I knew how much money I was going to risk on a per trade basis. Therefore, I could position size and know the number of shares or contracts if I was looking at commodity futures or puts and calls, and then where’s my protective stop. That to me is a complete program to get started. Once you start making money, then you’re going to have to apply a little bit of art and science to it. I know a lot of folks like to take things off at 3R. It’s probably a good start until after a while when you see things go. If you looked at Nvidia breaking out at $500 with $15 ATR, if you took it off at 3R, it was good trade. You made your money, you made 3% or whatever, or no, you made more than that. But what did you do to get back in after it kept going? So these are the types of issues that I had to deal with and learn about from lots of trial and error and risking real money, not using simulators. Again, I was lucky in that there weren’t a lot of simulators around at the time. I had to kind of create my own macros on Lotus 123 to kind of run the trading rules. So it was such a pain in the ass, but man, I got through it.
Having the discipline to me is being able to repeat a process day after day after day, even though you don’t know, because there’s uncertainty and the uncertainty can hit you a couple of ways. We talked about it a little bit yesterday. I wrote about this, by the way, in The Inner Voice of Trading, which I wrote in 2011. I give away the audio book for free. I was published by FT Press, like I said in 2011. It’s got over four star reviews at Amazon. The link is in the description if you want the free download, and I talked about the trials and tribulations about how I got my head kicked in basically for four years trying to figure all this stuff out. I kept really, really good notes about what my expectation was, what did I think was going to happen, how I felt about things, and then how did it actually play out? And then I was able to go back and double check like, well, why did I think it was going to behave the way I thought it was going to behave when it actually behaved this way? Where could I clean up my own analysis? And this was something that I did every day. I knew I wanted to learn a lot about myself. I knew I was the weakest link in my trading. It’s not the market’s fault. The market doesn’t even know I’m participating. Whether you’re institutional or even retail, the market doesn’t really know that you’re there. Sure, in the short run, you can push a few things around, but it’s not personal. Whenever I lost money, I didn’t take it personal. I didn’t feel like the market was out to get me.
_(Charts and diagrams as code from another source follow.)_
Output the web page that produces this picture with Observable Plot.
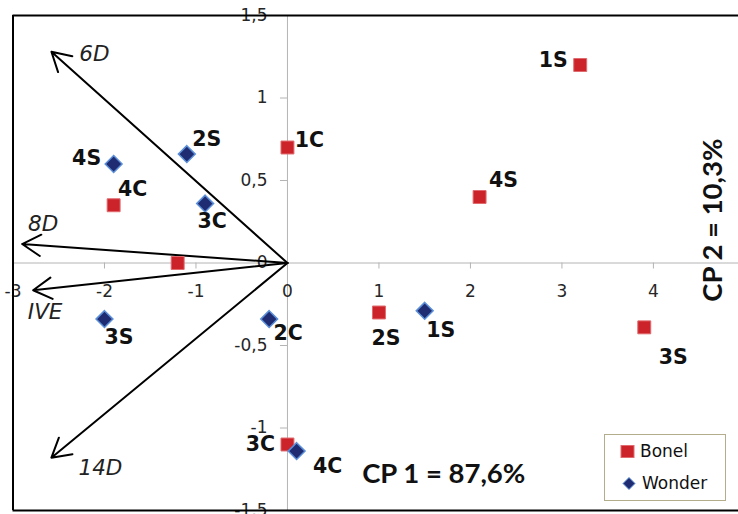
<!DOCTYPE html>
<html><head><meta charset="utf-8">
<script src="https://cdn.jsdelivr.net/npm/d3@7"></script>
<script src="https://cdn.jsdelivr.net/npm/@observablehq/plot@0.6"></script>
<style>
body{margin:0;background:#fff;}
#wrap{position:relative;width:738px;height:514px;overflow:hidden;background:#fff;}
#legend{position:absolute;left:604px;top:434px;width:120px;height:65px;border:1px solid #b3ad8c;background:#fff;}
</style>
</head><body>
<div id="wrap"></div>
<script>
// ---- data ----
const bonelLabels = ["1S", "4S", "1C", "4C", "", "2S", "3S", "3C"];
const bonelX = [3.2, 2.1, 0.0, -1.9, -1.2, 1.0, 3.9, 0.0];
const bonelY = [1.2, 0.4, 0.7, 0.35, 0.0, -0.3, -0.39, -1.1];

const wonderLabels = ["4S", "2S", "3C", "3S", "2C", "1S", "4C"];
const wonderX = [-1.9, -1.1, -0.9, -2.0, -0.2, 1.5, 0.1];
const wonderY = [0.6, 0.66, 0.36, -0.34, -0.34, -0.29, -1.14];

const varLabels = ["6D", "8D", "IVE", "14D"];
const varX = [-2.58, -2.9, -2.78, -2.58];
const varY = [1.28, 0.115, -0.165, -1.18];

const xTicks = [-3, -2, -1, 0, 1, 2, 3, 4];
const xTickLabels = ["-3", "-2", "-1", "0", "1", "2", "3", "4"];
const yTicks = [-1.5, -1, -0.5, 0, 0.5, 1, 1.5];
const yTickLabels = ["-1,5", "-1", "-0,5", "0", "0,5", "1", "1,5"];

const cp1Label = "CP 1 = 87,6%";
const cp2Label = "CP 2 = 10,3%";
const seriesNames = ["Bonel", "Wonder"];

// ---- tables ----
const bonel = bonelLabels.map((label, i) => ({label, x: bonelX[i], y: bonelY[i]}));
const wonder = wonderLabels.map((label, i) => ({label, x: wonderX[i], y: wonderY[i]}));
const vars = varLabels.map((label, i) => ({label, x: varX[i], y: varY[i]}));

// ---- label offsets (style) ----
const bonelOff = {"1S": [-27, -4.5], "4S": [24, -17], "1C": [22, -7.5], "4C": [19, -16], "2S": [7, 26], "3S": [29, 30], "3C": [-27, 0]};
const wonderOff = {"4S": [-27, -6], "2S": [20, -15], "3C": [7, 17.5], "3S": [14.5, 18], "2C": [19, 14.5], "1S": [16, 20], "4C": [31, 15]};
const varOff = {"6D": [43, 2], "8D": [21, -20], "IVE": [12, 22], "14D": [49, 10]};

const W = 738, H = 514, mL = 12.5, mR = 0, mT = 15, mB = 4;
const xDom = [-3, 4.93], yDom = [-1.5, 1.5];
const pyUnit = (yDom[1] - yDom[0]) / (H - mT - mB);
const pxUnit = (xDom[1] - xDom[0]) / (W - mL - mR);

const font = "'DejaVu Sans', Verdana, sans-serif";
const fontCP = "Lato, 'Open Sans', sans-serif";
const RED = "#cc2229", RED_S = "#e06a6e";
const NAVY = "#1f2c72", NAVY_S = "#5b8fd8";

const labelMarks = [];
bonel.filter(d => d.label).forEach(d => {
  const o = bonelOff[d.label];
  labelMarks.push(Plot.text([d], {x: "x", y: "y", text: "label", dx: o[0], dy: o[1], fontSize: 20.5, fontWeight: "bold", fill: "#111"}));
});
wonder.forEach(d => {
  const o = wonderOff[d.label];
  labelMarks.push(Plot.text([d], {x: "x", y: "y", text: "label", dx: o[0], dy: o[1], fontSize: 20.5, fontWeight: "bold", fill: "#111"}));
});
vars.forEach(d => {
  const o = varOff[d.label];
  labelMarks.push(Plot.text([d], {x: "x", y: "y", text: "label", dx: o[0], dy: o[1], fontSize: 21.5, fontStyle: "italic", fill: "#222"}));
});

const chart = Plot.plot({
  width: W, height: H,
  marginLeft: mL, marginRight: mR, marginTop: mT, marginBottom: mB,
  x: {domain: xDom, axis: null},
  y: {domain: yDom, axis: null},
  style: {fontFamily: font, background: "#fff"},
  marks: [
    Plot.ruleY([0], {stroke: "#b4b4b4", strokeWidth: 1}),
    Plot.ruleX([0], {stroke: "#b4b4b4", strokeWidth: 1}),
    Plot.ruleX(xTicks, {x: d => d, y1: 0, y2: -6 * pyUnit, stroke: "#b4b4b4"}),
    Plot.ruleY(yTicks, {y: d => d, x1: 0, x2: -7 * pxUnit, stroke: "#b4b4b4"}),
    Plot.text(xTicks, {x: d => d, y: 0, text: (d, i) => xTickLabels[i], dy: 28.5, fontSize: 17, fill: "#262626"}),
    Plot.text(yTicks, {x: 0, y: d => d, text: (d, i) => yTickLabels[i], textAnchor: "end", dx: -20, fontSize: 17, fill: "#262626"}),
    Plot.arrow(vars, {x1: 0, y1: 0, x2: "x", y2: "y", stroke: "#000", strokeWidth: 2, headLength: 16, headAngle: 60}),
    Plot.dot(bonel, {x: "x", y: "y", symbol: "square", r: 7.3, fill: RED, stroke: RED_S, strokeWidth: 1}),
    Plot.dot(wonder, {x: "x", y: "y", symbol: "diamond2", r: 7.6, fill: NAVY, stroke: NAVY_S, strokeWidth: 1.5}),
    ...labelMarks,
    Plot.text([cp1Label], {frameAnchor: "bottom", dx: 68, dy: -28, fontSize: 27.5, fontWeight: "bold", fontFamily: fontCP, fill: "#111"}),
    Plot.text([cp2Label], {frameAnchor: "right", dx: -25, dy: -124.5, rotate: -90, fontSize: 27.5, fontWeight: "bold", fontFamily: fontCP, fill: "#111"}),
    Plot.ruleY([yDom[1], yDom[0]], {stroke: "#000", strokeWidth: 2}),
    Plot.ruleX([xDom[0]], {stroke: "#000", strokeWidth: 2})
  ]
});
document.getElementById("wrap").appendChild(chart);

// legend
const lg = d3.select("#wrap").append("div").attr("id", "legend");
const ls = lg.append("svg").attr("width", 120).attr("height", 65).style("position", "absolute").style("left", 0).style("top", 0);
ls.append("rect").attr("x", 16).attr("y", 10.5).attr("width", 13).attr("height", 12).attr("fill", RED).attr("stroke", RED_S);
ls.append("path").attr("d", "M24,42.5 L30,48.5 L24,54.5 L18,48.5 Z").attr("fill", NAVY).attr("stroke", NAVY_S);
seriesNames.forEach((n, i) => {
  ls.append("text").attr("x", i ? 37 : 35).attr("y", i ? 48.5 : 16.5).attr("dy", "0.35em")
    .attr("font-family", font).attr("font-size", 17).attr("fill", "#111").text(n);
});
</script>
</body></html>
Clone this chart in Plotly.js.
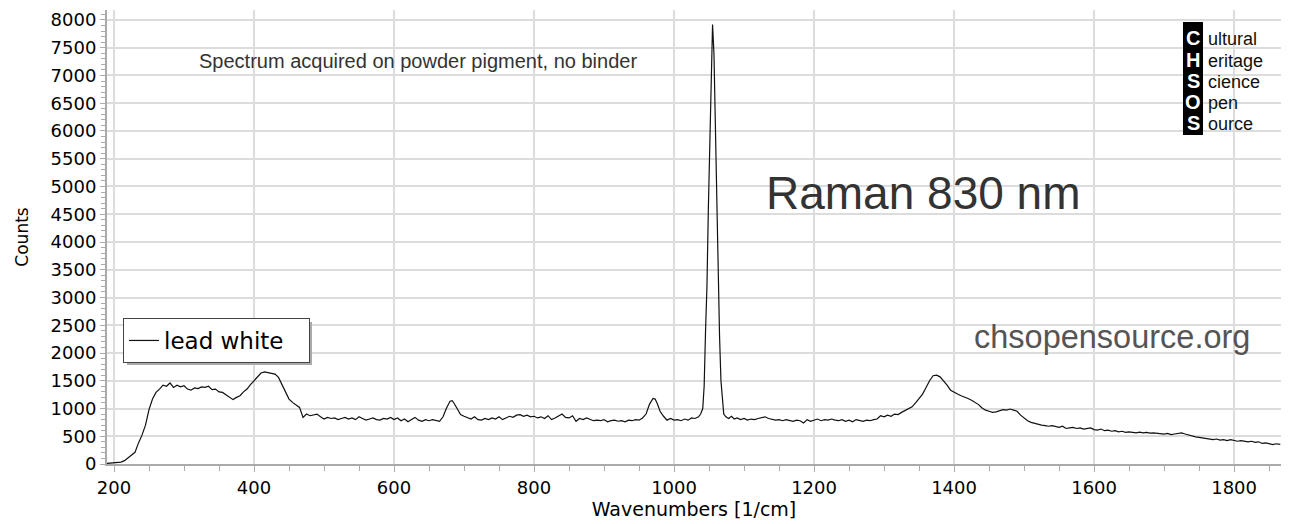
<!DOCTYPE html>
<html>
<head>
<meta charset="utf-8">
<script src="https://cdn.plot.ly/plotly-3.0.1.min.js"></script>
<style>html,body{margin:0;padding:0;background:#fff;}#chart{width:1293px;height:524px;}</style>
</head>
<body>
<div id="chart"></div>
<script>
// Raman spectrum, lead white, 830 nm excitation
const wavenumbers = [
190,195,200,205,210,215,220,225,230,235,240,245,250,255,260,265,270,275,280,285,290,295,300,305,310,315,320,325,330,335,340,345,350,355,360,365,370,375,380,385,390,395,400,405,410,415,420,425,430,435,440,445,450,455,460,465,470,475,480,485,490,495,
500,505,510,515,520,525,530,535,540,545,550,555,560,565,570,575,580,585,590,595,600,605,610,615,620,625,630,635,640,645,650,655,660,665,670,675,680,683,686,690,695,
700,705,710,715,720,725,730,735,740,745,750,755,760,765,770,775,780,785,790,795,800,805,810,815,820,825,830,835,840,845,850,855,860,865,870,875,880,885,890,895,
900,905,910,915,920,925,930,935,940,945,950,955,960,965,970,973,976,980,985,990,995,1000,1005,1010,1015,1020,1025,1030,1035,1038,1041,1043,1045,1047,1049,1051,1053,1055,1057,1059,1061,1063,1065,1067,1069,1071,1074,1078,1082,1086,1090,1095,
1100,1105,1110,1115,1120,1125,1130,1135,1140,1145,1150,1155,1160,1165,1170,1175,1180,1185,1190,1195,1200,1205,1210,1215,1220,1225,1230,1235,1240,1245,1250,1255,1260,1265,1270,1275,1280,1285,1290,1295,
1300,1305,1310,1315,1320,1325,1330,1335,1340,1345,1350,1355,1360,1365,1370,1375,1380,1385,1390,1395,1400,1405,1410,1415,1420,1425,1430,1435,1440,1445,1450,1455,1460,1465,1470,1475,1480,1485,1490,1495,
1500,1505,1510,1515,1520,1525,1530,1535,1540,1545,1550,1555,1560,1565,1570,1575,1580,1585,1590,1595,1600,1605,1610,1615,1620,1625,1630,1635,1640,1645,1650,1655,1660,1665,1670,1675,1680,1685,1690,1695,
1700,1705,1710,1715,1720,1725,1730,1735,1740,1745,1750,1755,1760,1765,1770,1775,1780,1785,1790,1795,1800,1805,1810,1815,1820,1825,1830,1835,1840,1845,1850,1855,1860,1866
];
const counts = [
10,15,20,18,35,60,110,150,210,380,520,700,980,1170,1290,1350,1420,1400,1460,1380,1420,1390,1410,1350,1330,1370,1360,1390,1380,1400,1340,1350,1300,1290,1250,1210,1160,1200,1230,1300,1350,1430,1500,1570,1640,1660,1650,1640,1620,1560,1430,1300,1170,1110,1060,1020,840,900,870,880,900,850,
810,840,820,830,800,820,840,810,830,800,850,820,790,810,830,800,790,820,810,840,800,830,780,810,760,800,840,790,770,800,780,800,790,770,850,1010,1130,1140,1090,1000,890,
860,830,810,850,800,790,820,800,830,810,850,800,830,860,840,880,890,860,880,850,860,830,850,820,870,800,830,860,900,840,830,870,770,820,800,830,810,780,790,780,
800,760,780,790,770,780,760,790,780,800,790,830,900,1080,1180,1170,1090,950,860,790,820,790,800,780,810,790,830,820,850,900,1000,1400,2400,3200,4600,5900,7200,7920,7400,6100,4700,3300,2300,1500,1100,900,850,820,860,810,830,800,
820,790,810,800,820,830,850,820,800,790,800,780,800,790,770,790,780,740,800,770,790,810,780,800,790,810,790,780,800,770,790,760,800,780,770,790,780,800,810,870,
850,880,860,900,890,930,960,990,1030,1100,1180,1260,1380,1500,1590,1600,1570,1500,1420,1330,1290,1260,1230,1210,1180,1150,1110,1070,1010,970,950,930,940,960,980,970,990,970,950,880,
830,780,750,730,720,700,690,680,690,670,660,680,640,650,660,640,650,630,640,650,620,610,630,600,610,590,600,580,590,570,580,570,560,575,560,570,555,560,550,545,
540,550,530,540,550,560,540,520,510,490,480,470,460,450,440,450,430,440,420,440,430,410,420,410,400,410,390,400,370,380,360,350,365,355
];
const seriesName = 'lead white';
const xTickValues = [200,400,600,800,1000,1200,1400,1600,1800];
const yTickValues = [0,500,1000,1500,2000,2500,3000,3500,4000,4500,5000,5500,6000,6500,7000,7500,8000];
const logoLetters = ['C','H','S','O','S'];
const logoWords = ['ultural','eritage','cience','pen','ource'];

// pixel -> paper helpers (plot area: x 107..1281, y 10..464)
const L = 107, R = 1281, T = 10, B = 464;
const px = x => (x - L) / (R - L);
const py = y => (B - y) / (B - T);

const annotations = [
  {text:'Spectrum acquired on powder pigment, no binder', xref:'paper', yref:'paper', x:px(197), y:py(61), xanchor:'left', yanchor:'middle', showarrow:false, font:{family:'Liberation Sans, Arial, sans-serif', size:20, color:'#333'}},
  {text:'Raman 830 nm', xref:'paper', yref:'paper', x:px(923), y:py(193), xanchor:'center', yanchor:'middle', showarrow:false, font:{family:'Liberation Sans, Arial, sans-serif', size:46, color:'#333'}},
  {text:'chsopensource.org', xref:'paper', yref:'paper', x:px(1112), y:py(337), xanchor:'center', yanchor:'middle', showarrow:false, font:{family:'Liberation Sans, Arial, sans-serif', size:32.5, color:'#555'}}
];
const logoY = [38, 60, 81, 102, 123];
logoLetters.forEach((ch, i) => {
  annotations.push({text:'<b>'+ch+'</b>', xref:'paper', yref:'paper', x:px(1193), y:py(logoY[i]), xanchor:'center', yanchor:'middle', showarrow:false, borderpad:0, font:{family:'Liberation Sans, Arial, sans-serif', size:20, color:'#fff'}});
  annotations.push({text:logoWords[i], xref:'paper', yref:'paper', x:px(1207), y:py(logoY[i]+1), xanchor:'left', yanchor:'middle', showarrow:false, borderpad:0, font:{family:'Liberation Sans, Arial, sans-serif', size:18, color:'#111'}});
});

const shapes = [
  {type:'rect', xref:'paper', yref:'paper', x0:px(1183), x1:px(1203), y0:py(135), y1:py(22), fillcolor:'#000', line:{width:0}, layer:'above'},
  // legend drop shadow
  {type:'rect', xref:'paper', yref:'paper', x0:px(127), x1:px(312), y0:py(365), y1:py(322), fillcolor:'#aaa', line:{width:0}, layer:'above'}
];

const trace = {
  x: wavenumbers, y: counts, type:'scatter', mode:'lines', name: seriesName,
  line:{color:'#111', width:1.2}
};

const layout = {
  width:1293, height:524,
  margin:{l:L, r:1293-R, t:T, b:524-B},
  paper_bgcolor:'#fff', plot_bgcolor:'#fff',
  font:{family:'DejaVu Sans, Verdana, sans-serif', size:18, color:'#000'},
  showlegend:true,
  legend:{x:px(123), y:py(318), xanchor:'left', yanchor:'top', orientation:'h', entrywidth:140, entrywidthmode:'pixels',
    bgcolor:'#fff', bordercolor:'#444', borderwidth:1, font:{size:23, family:'DejaVu Sans, Verdana, sans-serif'}},
  xaxis:{
    range:[190,1867], tickvals:xTickValues, ticks:'outside', ticklen:6, tickcolor:'#aaa', tickwidth:1,
    showline:true, linecolor:'#aaa', linewidth:2, showgrid:true, gridcolor:'#dcdcdc', gridwidth:2, zeroline:false,
    minor:{dtick:50, ticks:'outside', ticklen:5, tickcolor:'#aaa', showgrid:false},
    title:{text:'Wavenumbers [1/cm]', font:{size:19}, standoff:3},
    tickfont:{size:18}
  },
  yaxis:{
    range:[0,8180], tickvals:yTickValues, ticks:'outside', ticklen:5, tickcolor:'#aaa', tickwidth:1,
    showline:true, linecolor:'#aaa', linewidth:2, showgrid:true, gridcolor:'#dcdcdc', gridwidth:2, zeroline:false,
    minor:{dtick:100, ticks:'outside', ticklen:4, tickcolor:'#aaa', showgrid:false},
    title:{text:'Counts', font:{size:17}, standoff:18},
    tickfont:{size:18}
  },
  annotations: annotations,
  shapes: shapes
};
Plotly.newPlot('chart', [trace], layout, {displayModeBar:false, staticPlot:true});
</script>
</body>
</html>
And I knew because I knew math, that having positive expectancy was a huge edge. Once I knew that I had my rules, had positive expectancy, it was now a function of tweaking those rules and trying to make them a better fit for me emotionally. I wanted compatibility between what I knew how to do and what I thought so that I could replicate that again day after day after day with without going through histrionics and even to take tranquilizer like Michael Marcus did. So at the end of the day, if you do this type of behavior day after day after day and stop worrying about your p and l, you’re actually going to grow a lot as a human being because you’re going to be able to emotionally detach from the outcome and attach yourself to the discipline of your process that you can replicate day after day after day.